» **Required task**
Where the data below has the string "this", return the whole line.

» **Provided records**

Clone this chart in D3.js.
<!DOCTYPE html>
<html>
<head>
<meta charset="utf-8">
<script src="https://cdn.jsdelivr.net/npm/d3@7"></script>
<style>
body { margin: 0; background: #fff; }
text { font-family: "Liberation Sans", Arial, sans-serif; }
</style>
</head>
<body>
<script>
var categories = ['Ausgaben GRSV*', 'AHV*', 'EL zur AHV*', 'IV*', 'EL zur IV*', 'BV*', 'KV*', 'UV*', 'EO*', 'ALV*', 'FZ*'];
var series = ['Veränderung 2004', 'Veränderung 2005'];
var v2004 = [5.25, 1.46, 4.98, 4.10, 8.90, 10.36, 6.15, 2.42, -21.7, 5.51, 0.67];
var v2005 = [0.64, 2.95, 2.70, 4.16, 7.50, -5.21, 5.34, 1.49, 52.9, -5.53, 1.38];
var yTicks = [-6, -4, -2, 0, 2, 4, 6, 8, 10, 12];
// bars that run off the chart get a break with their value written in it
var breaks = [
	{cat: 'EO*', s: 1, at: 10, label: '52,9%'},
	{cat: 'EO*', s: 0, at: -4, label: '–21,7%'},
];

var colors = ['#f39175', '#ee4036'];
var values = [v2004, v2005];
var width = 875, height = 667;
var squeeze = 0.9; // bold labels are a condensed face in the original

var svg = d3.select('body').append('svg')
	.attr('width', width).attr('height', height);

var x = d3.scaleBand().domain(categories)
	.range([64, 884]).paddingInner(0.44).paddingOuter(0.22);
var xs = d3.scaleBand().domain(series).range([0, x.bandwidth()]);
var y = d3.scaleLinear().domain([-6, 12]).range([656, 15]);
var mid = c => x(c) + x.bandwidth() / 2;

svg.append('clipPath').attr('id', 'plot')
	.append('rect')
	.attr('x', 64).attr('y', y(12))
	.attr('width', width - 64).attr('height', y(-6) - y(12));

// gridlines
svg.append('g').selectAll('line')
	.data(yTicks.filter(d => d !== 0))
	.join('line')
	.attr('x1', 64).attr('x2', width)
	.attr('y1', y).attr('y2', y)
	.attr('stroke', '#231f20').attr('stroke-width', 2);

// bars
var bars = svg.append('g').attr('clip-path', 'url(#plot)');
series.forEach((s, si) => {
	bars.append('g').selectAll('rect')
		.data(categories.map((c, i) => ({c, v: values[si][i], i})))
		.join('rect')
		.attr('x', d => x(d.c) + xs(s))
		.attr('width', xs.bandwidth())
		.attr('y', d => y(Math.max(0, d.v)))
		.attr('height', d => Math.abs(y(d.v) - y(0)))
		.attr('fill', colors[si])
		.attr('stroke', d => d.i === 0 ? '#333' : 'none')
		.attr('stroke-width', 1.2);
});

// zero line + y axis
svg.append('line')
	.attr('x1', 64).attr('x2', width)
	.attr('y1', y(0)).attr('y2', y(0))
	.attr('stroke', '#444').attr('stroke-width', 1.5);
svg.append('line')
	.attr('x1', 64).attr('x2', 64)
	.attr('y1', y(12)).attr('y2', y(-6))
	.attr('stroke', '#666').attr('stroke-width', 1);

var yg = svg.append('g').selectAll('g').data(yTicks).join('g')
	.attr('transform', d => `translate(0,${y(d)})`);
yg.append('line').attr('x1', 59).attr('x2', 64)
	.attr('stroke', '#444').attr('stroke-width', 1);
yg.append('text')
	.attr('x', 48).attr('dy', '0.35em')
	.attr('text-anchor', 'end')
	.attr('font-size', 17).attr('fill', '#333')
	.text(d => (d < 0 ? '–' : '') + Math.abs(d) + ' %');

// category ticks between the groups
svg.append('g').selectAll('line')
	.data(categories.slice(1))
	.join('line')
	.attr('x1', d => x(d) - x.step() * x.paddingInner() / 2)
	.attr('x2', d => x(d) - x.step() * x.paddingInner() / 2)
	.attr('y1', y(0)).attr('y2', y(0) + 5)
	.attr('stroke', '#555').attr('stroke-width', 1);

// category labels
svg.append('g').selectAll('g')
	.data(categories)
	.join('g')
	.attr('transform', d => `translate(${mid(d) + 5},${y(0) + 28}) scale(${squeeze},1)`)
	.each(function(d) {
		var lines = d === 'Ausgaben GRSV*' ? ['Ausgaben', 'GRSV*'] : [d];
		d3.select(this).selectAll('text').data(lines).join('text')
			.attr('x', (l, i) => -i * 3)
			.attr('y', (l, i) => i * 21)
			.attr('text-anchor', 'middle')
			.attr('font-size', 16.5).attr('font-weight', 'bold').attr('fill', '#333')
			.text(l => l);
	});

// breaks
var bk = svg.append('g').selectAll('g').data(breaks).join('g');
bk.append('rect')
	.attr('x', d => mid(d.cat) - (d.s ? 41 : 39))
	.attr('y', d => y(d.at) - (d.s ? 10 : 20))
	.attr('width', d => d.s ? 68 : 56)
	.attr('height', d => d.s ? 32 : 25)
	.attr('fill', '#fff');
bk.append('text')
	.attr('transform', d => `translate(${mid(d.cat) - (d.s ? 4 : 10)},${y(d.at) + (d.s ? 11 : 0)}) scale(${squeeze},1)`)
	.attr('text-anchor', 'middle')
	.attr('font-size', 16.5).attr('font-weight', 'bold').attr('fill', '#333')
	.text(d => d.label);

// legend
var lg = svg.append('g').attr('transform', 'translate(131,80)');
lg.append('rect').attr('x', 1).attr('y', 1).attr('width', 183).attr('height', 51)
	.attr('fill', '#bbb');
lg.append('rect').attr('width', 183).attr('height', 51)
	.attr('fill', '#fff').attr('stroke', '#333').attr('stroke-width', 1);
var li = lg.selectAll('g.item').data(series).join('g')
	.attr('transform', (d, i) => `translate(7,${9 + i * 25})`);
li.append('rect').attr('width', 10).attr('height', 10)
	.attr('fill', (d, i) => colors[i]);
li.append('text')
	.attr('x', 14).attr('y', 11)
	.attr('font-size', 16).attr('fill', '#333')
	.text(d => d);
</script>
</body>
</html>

...

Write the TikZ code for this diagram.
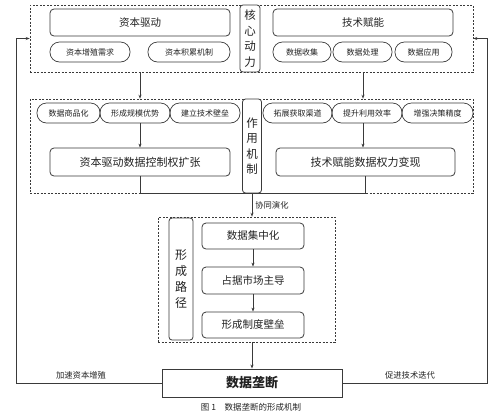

==

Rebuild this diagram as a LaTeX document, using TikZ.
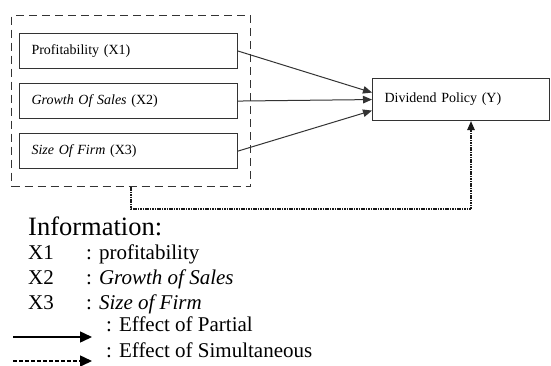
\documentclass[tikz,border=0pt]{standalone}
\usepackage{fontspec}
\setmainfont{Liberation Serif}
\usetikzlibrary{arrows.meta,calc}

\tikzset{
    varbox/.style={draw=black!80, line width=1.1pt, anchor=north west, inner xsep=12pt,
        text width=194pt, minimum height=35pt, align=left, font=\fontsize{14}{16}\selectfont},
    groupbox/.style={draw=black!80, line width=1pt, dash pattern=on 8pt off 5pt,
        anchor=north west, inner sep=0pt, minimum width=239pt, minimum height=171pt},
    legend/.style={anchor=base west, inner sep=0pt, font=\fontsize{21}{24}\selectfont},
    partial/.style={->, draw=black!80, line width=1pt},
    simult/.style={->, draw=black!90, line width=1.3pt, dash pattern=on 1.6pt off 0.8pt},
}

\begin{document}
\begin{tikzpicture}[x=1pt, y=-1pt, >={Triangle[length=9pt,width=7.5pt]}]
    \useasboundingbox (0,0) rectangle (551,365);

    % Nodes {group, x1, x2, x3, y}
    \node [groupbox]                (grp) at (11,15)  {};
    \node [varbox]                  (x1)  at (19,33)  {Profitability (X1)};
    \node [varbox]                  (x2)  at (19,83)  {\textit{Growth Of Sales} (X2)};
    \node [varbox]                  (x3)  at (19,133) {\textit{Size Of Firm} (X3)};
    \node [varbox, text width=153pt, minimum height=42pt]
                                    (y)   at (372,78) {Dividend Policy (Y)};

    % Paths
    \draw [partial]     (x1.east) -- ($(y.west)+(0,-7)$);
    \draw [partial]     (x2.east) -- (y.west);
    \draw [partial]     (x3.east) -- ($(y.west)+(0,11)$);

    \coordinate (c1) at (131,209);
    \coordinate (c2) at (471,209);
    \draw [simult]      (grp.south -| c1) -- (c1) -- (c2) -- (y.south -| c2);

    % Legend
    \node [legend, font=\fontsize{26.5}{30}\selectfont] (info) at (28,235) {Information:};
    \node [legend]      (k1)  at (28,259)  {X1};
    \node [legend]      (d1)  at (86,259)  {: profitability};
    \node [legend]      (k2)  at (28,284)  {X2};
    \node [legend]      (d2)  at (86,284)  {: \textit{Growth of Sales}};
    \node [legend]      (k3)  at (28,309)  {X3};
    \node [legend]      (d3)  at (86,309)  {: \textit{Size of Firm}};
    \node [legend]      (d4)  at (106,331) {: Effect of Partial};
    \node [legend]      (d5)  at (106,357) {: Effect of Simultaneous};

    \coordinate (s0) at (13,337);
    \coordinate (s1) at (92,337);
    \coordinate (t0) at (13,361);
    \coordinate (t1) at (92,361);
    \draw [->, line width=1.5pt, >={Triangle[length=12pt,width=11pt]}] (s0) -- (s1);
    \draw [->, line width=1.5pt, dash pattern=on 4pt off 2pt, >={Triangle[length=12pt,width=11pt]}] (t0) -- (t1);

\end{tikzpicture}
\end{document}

» **Full output**
Clone this chart in D3.js.
		d3.select(this).selectAll('text').data(lines).join('text')
Write the TikZ code for this diagram.
Rebuild this diagram as a LaTeX document, using TikZ.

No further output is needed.